I knew that polkadot was loosely based on libp2p and that it should be a small step to make it also an IPFS node should be simple. Thanks for confirming that.

That’s very helpful to know - we’re working on a spec and will perhaps nudge you on giving some feedback.

I will also reach out to other governance projects, UIs etc. to discuss standardizing on the actual format of the offchain data.

Incentive systems make it extremely complex - we end up with the same challenges that filecoin has had 100+ people work on for years… Full nodes should be expected to make this data available and people paying for full nodes are implicitly paying for this data availability the same way they are paying for archival data and other full node services.
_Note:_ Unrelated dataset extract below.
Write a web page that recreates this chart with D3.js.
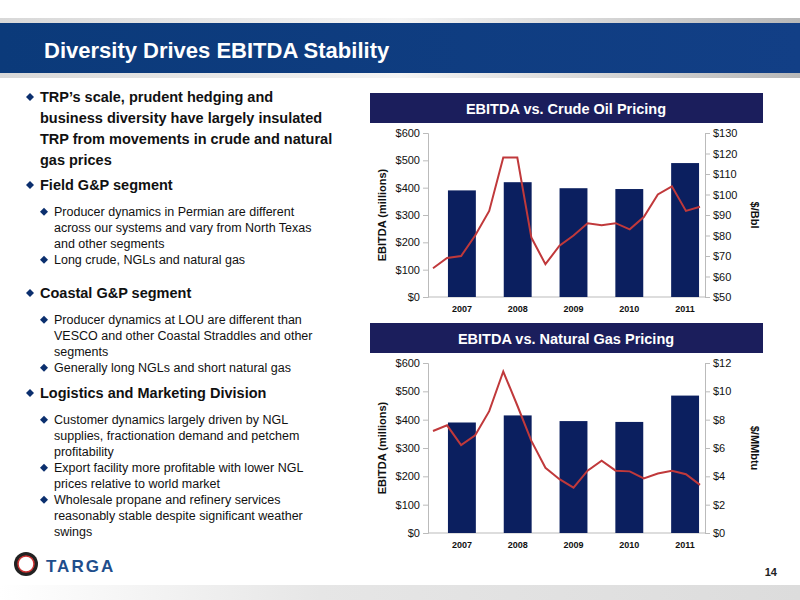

To be clear, I’m not proposing to move voting off chain - because that does get messy and we’ll have issues like censorship. We don’t have those with just proposal metadata as we know of at least one person incentivized to make this data available on IPFS: the proposer who wants this proposal to be passed and thus have the data be available. What Decred is doing is working on offchain voting/private voting from what I understand which is a different beast and should be out of scope for this discussion.

So on the pinning / value accrual / network effects question, the fact remains that the IPFS “service” is situated outside the local economic bound of KSM/DOT and usage does not accrue direct benefits to the core.

This is a trade off but my own view is all decisions should be seen through this lens - as they each compound and concentrate value into the common good. Every decision that doesn’t follow this strategy dilutes this.

It’s the use of DCRtime which is the key here - aka proof of existence aka hashing/addressing relevant data.

All proposals, comments, and votes are anchored on the Decred blockchain using dcrtime and stored in a public git repository. See the Navigating Politeia Data page for instructions on accessing and interpreting Politeia data.